Let’s lay the facts bare, because honesty is the only thing that makes sense when the YouTube commentators start shouting over one another. De Jager’s shoulder made contact with France full-back Thomas Ramos as Ramos was falling from a prior tackle. The TMO and match officials judged the contact to be “always illegal” – in short, De Jager did not wrap and the contact was judged intentional enough (or careless enough) to remove mitigation, ergo: permanent red. Angus Gardner issued the card after TV consultation. That sequence – tackle, review, red card – is the headline. The debate about whether it was right or wrong is the novel.
But why care? Because red cards change matches, careers and reputations. They also reveal the fault lines in world rugby: the struggle between an uncompromising head-safety regime and the messy reality of live sport. Some parts of the rugby ecosystem loved this: every time the TMO draws a line in the sand, there’s a small, righteous cheer from anyone who’s worried about concussions. Others – including quite a few voices with genuine history in the game – blinked, took their hats off, and asked if the sport had just overreached. Former Springbok greats and pundits were among the confused, and not just quietly: Schalk Burger publicly said he “couldn’t agree” with the decision, and multiple outlets flagged the call as controversial. P
Now we get to the meat of the argument. World Rugby rewired the laws to prioritise head safety — the sport did this consciously and rightly – but the red card for De Jager feels like the moment when the wiring meets a lightning storm. The law says: if your arm is tucked and the contact is to the head, mitigation is minimal; if your arm is wrapped and the head contact is incidental, mitigation can apply. In Paris, the TMO and officials said De Jager’s arm position prevented any mitigation. That’s a defensible reading of the rulebook. It is also an emotionally unsatisfying one for fans who watched a player make what they felt was a rugby-incidental collision rather than a malicious strike.
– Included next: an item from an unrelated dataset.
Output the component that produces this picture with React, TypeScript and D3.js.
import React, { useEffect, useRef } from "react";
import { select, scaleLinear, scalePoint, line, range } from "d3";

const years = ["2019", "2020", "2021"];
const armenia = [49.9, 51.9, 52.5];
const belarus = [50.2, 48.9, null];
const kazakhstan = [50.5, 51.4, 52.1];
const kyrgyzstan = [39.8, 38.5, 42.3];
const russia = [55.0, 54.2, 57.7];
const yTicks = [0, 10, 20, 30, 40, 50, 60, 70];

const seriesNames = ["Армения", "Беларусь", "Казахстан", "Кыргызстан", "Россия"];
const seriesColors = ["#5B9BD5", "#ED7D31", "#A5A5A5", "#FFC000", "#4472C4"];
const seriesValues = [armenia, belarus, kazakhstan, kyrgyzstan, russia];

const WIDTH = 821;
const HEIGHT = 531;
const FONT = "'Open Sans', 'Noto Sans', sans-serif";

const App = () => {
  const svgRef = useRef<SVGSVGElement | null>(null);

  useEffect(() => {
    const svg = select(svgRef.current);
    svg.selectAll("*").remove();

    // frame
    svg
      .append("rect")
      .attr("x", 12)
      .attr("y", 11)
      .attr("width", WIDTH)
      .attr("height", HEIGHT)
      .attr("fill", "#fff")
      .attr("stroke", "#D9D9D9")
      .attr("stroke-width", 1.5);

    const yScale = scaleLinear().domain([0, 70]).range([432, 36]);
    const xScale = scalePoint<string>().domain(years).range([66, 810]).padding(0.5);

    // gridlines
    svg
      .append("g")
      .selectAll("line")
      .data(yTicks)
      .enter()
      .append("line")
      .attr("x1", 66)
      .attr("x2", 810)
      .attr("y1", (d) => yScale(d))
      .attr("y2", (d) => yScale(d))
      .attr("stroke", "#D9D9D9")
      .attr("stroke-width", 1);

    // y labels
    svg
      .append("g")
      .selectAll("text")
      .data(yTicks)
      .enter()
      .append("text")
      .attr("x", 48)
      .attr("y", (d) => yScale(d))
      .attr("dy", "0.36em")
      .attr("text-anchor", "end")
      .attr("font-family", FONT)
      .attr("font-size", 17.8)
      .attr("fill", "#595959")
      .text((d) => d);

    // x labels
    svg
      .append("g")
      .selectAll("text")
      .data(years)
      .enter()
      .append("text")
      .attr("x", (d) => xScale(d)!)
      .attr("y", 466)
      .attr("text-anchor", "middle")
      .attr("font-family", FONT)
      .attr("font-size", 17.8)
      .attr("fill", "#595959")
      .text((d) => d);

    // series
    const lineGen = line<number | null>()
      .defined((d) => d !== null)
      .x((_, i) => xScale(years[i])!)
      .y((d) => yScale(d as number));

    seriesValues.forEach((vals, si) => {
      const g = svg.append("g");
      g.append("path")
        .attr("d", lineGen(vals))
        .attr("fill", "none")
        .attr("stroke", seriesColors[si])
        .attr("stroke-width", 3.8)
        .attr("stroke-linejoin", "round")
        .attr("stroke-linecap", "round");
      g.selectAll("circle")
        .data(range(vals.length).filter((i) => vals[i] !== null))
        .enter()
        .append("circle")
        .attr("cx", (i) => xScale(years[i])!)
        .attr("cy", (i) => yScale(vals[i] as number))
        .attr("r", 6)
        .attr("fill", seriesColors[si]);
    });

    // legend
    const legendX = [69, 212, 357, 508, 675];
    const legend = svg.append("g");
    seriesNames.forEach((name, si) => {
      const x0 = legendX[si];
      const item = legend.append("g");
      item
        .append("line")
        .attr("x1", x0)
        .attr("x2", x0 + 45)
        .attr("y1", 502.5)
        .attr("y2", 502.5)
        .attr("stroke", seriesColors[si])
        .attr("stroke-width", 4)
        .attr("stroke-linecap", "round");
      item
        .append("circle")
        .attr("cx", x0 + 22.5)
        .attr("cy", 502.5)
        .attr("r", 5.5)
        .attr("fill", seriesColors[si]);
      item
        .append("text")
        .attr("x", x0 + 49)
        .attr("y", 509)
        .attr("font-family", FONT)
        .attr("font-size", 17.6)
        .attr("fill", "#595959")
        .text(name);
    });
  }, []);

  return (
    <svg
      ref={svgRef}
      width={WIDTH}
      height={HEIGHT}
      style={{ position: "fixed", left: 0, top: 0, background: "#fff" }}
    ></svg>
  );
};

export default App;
And of course – predictably, maddeningly – the commentary and social media exploded. Polls and message boards lit up: was it a correct interpretation, or a dangerous precedent? SARugbymag’s instant poll found a large portion of fans saying “no” – the overwhelming early sentiment being that De Jager didn’t deserve a red, even if the referee followed the letter of the law. That split between law and spirit is what makes this story stick to the teeth.
But let’s play devil’s advocate for a minute (it’s what we do when we aren’t losing our minds on X). The stricter head-contact framework was designed after years of tragedy and research. When you lean on that law, you signal a cultural shift: rugby would rather be a safer, slightly less theatrical sport than forever deny the human cost. Arguably, this is the right place to be. The difficulty is consistency. Fans will tolerate a hard red if it looks like a consistent standard is being applied. What fans won’t tolerate is a rule that seems to flip depending on the camera angle, the competition, or the reputation of the player involved. And right now – in the fog of immediate reaction – it feels inconsistent.
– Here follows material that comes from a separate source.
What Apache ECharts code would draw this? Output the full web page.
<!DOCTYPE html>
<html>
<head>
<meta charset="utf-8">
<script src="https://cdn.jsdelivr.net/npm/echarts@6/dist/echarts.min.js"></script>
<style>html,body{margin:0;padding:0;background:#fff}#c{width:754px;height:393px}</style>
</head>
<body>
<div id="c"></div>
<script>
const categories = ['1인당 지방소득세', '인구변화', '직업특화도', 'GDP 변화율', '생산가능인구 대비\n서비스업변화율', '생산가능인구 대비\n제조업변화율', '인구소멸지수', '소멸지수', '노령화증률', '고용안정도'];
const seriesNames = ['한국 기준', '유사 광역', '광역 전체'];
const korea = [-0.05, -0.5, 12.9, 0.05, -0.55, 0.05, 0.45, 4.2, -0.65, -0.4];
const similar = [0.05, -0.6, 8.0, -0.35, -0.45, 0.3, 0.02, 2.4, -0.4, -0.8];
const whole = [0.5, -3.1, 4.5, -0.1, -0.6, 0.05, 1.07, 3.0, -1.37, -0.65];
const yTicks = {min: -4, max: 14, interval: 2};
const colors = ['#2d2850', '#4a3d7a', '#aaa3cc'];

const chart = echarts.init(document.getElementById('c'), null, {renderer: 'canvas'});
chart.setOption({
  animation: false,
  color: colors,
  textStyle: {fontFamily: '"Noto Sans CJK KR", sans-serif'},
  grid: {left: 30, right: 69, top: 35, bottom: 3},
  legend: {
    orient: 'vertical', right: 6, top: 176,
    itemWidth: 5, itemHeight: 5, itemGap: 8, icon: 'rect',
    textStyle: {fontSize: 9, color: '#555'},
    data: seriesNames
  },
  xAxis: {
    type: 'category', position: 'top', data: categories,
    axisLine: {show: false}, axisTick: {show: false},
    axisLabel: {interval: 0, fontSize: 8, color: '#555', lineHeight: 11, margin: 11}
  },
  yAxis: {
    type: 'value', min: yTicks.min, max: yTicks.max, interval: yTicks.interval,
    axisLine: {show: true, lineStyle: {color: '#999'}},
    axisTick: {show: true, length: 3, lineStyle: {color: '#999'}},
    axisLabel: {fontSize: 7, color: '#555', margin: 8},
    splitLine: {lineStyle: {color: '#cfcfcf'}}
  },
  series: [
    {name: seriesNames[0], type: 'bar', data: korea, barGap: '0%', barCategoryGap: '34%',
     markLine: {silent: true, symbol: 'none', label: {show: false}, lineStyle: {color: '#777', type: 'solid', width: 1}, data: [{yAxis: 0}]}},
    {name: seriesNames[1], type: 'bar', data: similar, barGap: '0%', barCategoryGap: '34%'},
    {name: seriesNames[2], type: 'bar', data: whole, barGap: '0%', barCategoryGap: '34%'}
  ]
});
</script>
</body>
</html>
There’s a second, nastier layer: practical outcomes. De Jager’s red forced South Africa to play the second half one man short; the coaching staff had to reshuffle, the substitutions were used differently, a game plan got rewritten mid-air. In Paris the Boks still managed to dig deep and win – which, in the eyes of some, makes the red look even more puzzling (why send a man off if the team survives and looks better for it?). In the eyes of others, the resilience shown after a red is proof that the laws do not remove the drama – they create new ones. Either way, the game feels the ripple.
What’s likely to happen next? Expect a disciplinary hearing; expect pundit panels full of ex-players asking for nuance; expect World Rugby to reiterate the rule’s intent and the need for player safety. Expect, too, the predictable calls for more clarity on “mitigation” – what counts, what doesn’t, and who judges it. The De Jager card will be a case study: how an elite player’s split-second choice intersects with an evolving law and a TMO who must interpret both in 60 seconds of deliberation. The optics are messy, but the outcome – clearer protocols or a re-refined interpretation – will be useful, even if painful.
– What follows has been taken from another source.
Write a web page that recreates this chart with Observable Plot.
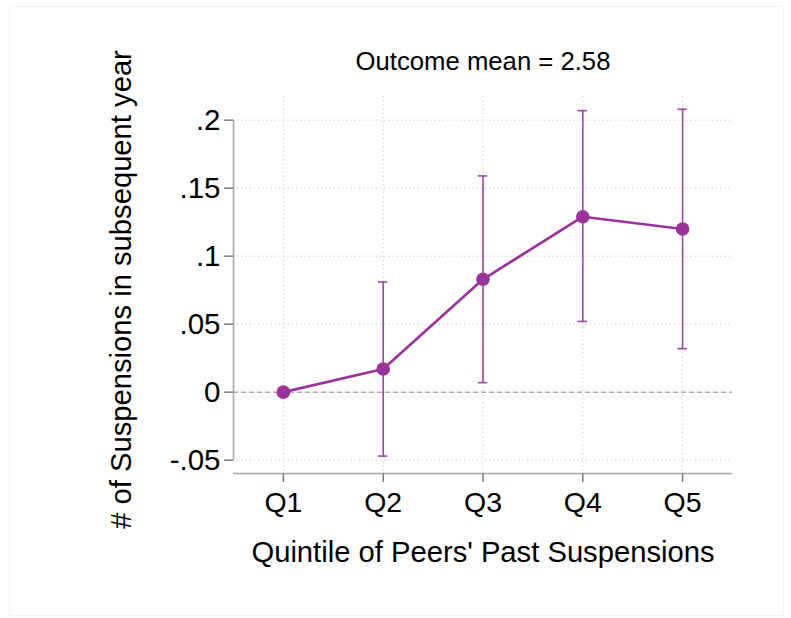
<!DOCTYPE html>
<html>
<head>
<meta charset="utf-8">
<script src="https://cdn.jsdelivr.net/npm/d3@7"></script>
<script src="https://cdn.jsdelivr.net/npm/@observablehq/plot@0.6"></script>
<style>
  html, body { margin: 0; padding: 0; background: #fff; }
  #wrap { position: relative; width: 791px; height: 618px; overflow: hidden; }
  #border { position: absolute; left: 9px; top: 6px; width: 773px; height: 608px; border: 1px solid #f3f3f3; pointer-events: none; }
</style>
</head>
<body>
<div id="wrap"><div id="border"></div></div>
<script>
// ---- data ----
const quintiles = ["Q1", "Q2", "Q3", "Q4", "Q5"];
const estimates = [0, 0.017, 0.083, 0.129, 0.120];
const ciLow  = [null, -0.047, 0.007, 0.052, 0.032];
const ciHigh = [null,  0.081, 0.159, 0.207, 0.208];
const yTicks = [-0.05, 0, 0.05, 0.1, 0.15, 0.2];
const yTickLabels = ["-.05", "0", ".05", ".1", ".15", ".2"];
const titleText = "Outcome mean = 2.58";
const xTitle = "Quintile of Peers' Past Suspensions";
const yTitle = "# of Suspensions in subsequent year";

const purple = "#9A339A";
const data = quintiles.map((q, i) => ({pos: i + 1, q, est: estimates[i], lo: ciLow[i], hi: ciHigh[i]}));
const ci = data.filter(d => d.lo != null);
const xPos = data.map(d => d.pos);
const yDomain = [-0.0598, 0.2174];
const capHalf = 0.047;
const gridStyle = {stroke: "#c4c4c4", strokeOpacity: 1, strokeDasharray: "1.2,3", strokeWidth: 1};

const chart = Plot.plot({
  width: 791,
  height: 618,
  marginLeft: 233,
  marginRight: 59,
  marginTop: 96,
  marginBottom: 145,
  style: {fontFamily: "'Liberation Sans', Arial, sans-serif", background: "transparent", color: "#000"},
  x: {domain: [0.5, 5.5]},
  y: {domain: yDomain},
  marks: [
    Plot.gridY(yTicks.filter(t => t !== 0), gridStyle),
    Plot.gridX(xPos, gridStyle),
    Plot.ruleY([0], {stroke: "#808080", strokeDasharray: "5,3", strokeWidth: 1}),
    Plot.ruleY([yDomain[0]], {stroke: "#a8a8a8", strokeWidth: 1.6}),
    Plot.ruleX([0.5], {y1: yTicks[0], y2: yTicks[yTicks.length - 1], stroke: "#a8a8a8", strokeWidth: 1.6}),
    Plot.axisY({ticks: yTicks, tickFormat: d => yTickLabels[yTicks.indexOf(d)], tickSize: 9, tickPadding: 4,
                fontSize: 29.5, label: null, stroke: "#7a7a7a", strokeWidth: 1.5}),
    Plot.axisX({ticks: xPos, tickFormat: p => quintiles[p - 1], tickSize: 9, tickPadding: 9,
                fontSize: 28.5, label: null, stroke: "#7a7a7a", strokeWidth: 1.5}),
    Plot.ruleX(ci, {x: "pos", y1: "lo", y2: "hi", stroke: purple, strokeWidth: 1.6, strokeOpacity: 0.9}),
    Plot.ruleY(ci, {y: "lo", x1: d => d.pos - capHalf, x2: d => d.pos + capHalf, stroke: purple, strokeWidth: 1.6, strokeOpacity: 0.9}),
    Plot.ruleY(ci, {y: "hi", x1: d => d.pos - capHalf, x2: d => d.pos + capHalf, stroke: purple, strokeWidth: 1.6, strokeOpacity: 0.9}),
    Plot.line(data, {x: "pos", y: "est", stroke: purple, strokeWidth: 2.7}),
    Plot.dot(data, {x: "pos", y: "est", r: 6.8, fill: purple, stroke: "none"}),
    Plot.text([titleText], {frameAnchor: "top", dy: -34.3, lineAnchor: "middle", fontSize: 25.7, fill: "#000"}),
    Plot.text([xTitle], {frameAnchor: "bottom", dy: 79, lineAnchor: "middle", fontSize: 29.2, fill: "#000"}),
    Plot.text([yTitle], {frameAnchor: "left", rotate: -90, textAnchor: "middle", dx: -112, dy: 4.5, lineAnchor: "middle", fontSize: 29.2, fill: "#000"})
  ]
});
document.getElementById("wrap").prepend(chart);
</script>
</body>
</html>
Let’s be blunt: rugby doesn’t break because a red is issued. It breaks when fans, players and administrators keep talking past each other. That’s the real danger. The De Jager moment is an opportunity to make the game safer and more consistent. Or it’s a moment to shout incoherently into voids and create more confusion. Which path we take depends on whether the governing bodies listen to the nuance, rather than the outrage.
At the ground level, we should also spare a thought for De Jager. He’s an experienced pro whose discipline record has been solid for years. Regardless of whether you think the red was correct, this moment will cost him: possible suspension, time off, ridicule and the anxiety of appeals. That human cost is the part rugby fans, especially the loud ones, should be able to balance with their moral certainty about safety.

So: did the red card “break world rugby”? Dramatically, no. Practically, it cracked a fault line. The rules are doing what they’re supposed to do – protect players – but the application, and the public’s reception of it, shows the sport still hasn’t found the equilibrium between safety and the game’s lived reality. Lood de Jager’s red is less a single bad call than a mirror held up to a sport in transition: righteous, awkward, and loudly contested.
If you want to be angry – be angry at the inconsistency. If you want to be philosophical – accept that the game is changing, and that change is loud. If you want to be kind – spare De Jager and let the process do its work. And if you’re just here for the hot takes and memes, well – at least we now have another vintage moment to argue about until the next rule tweak.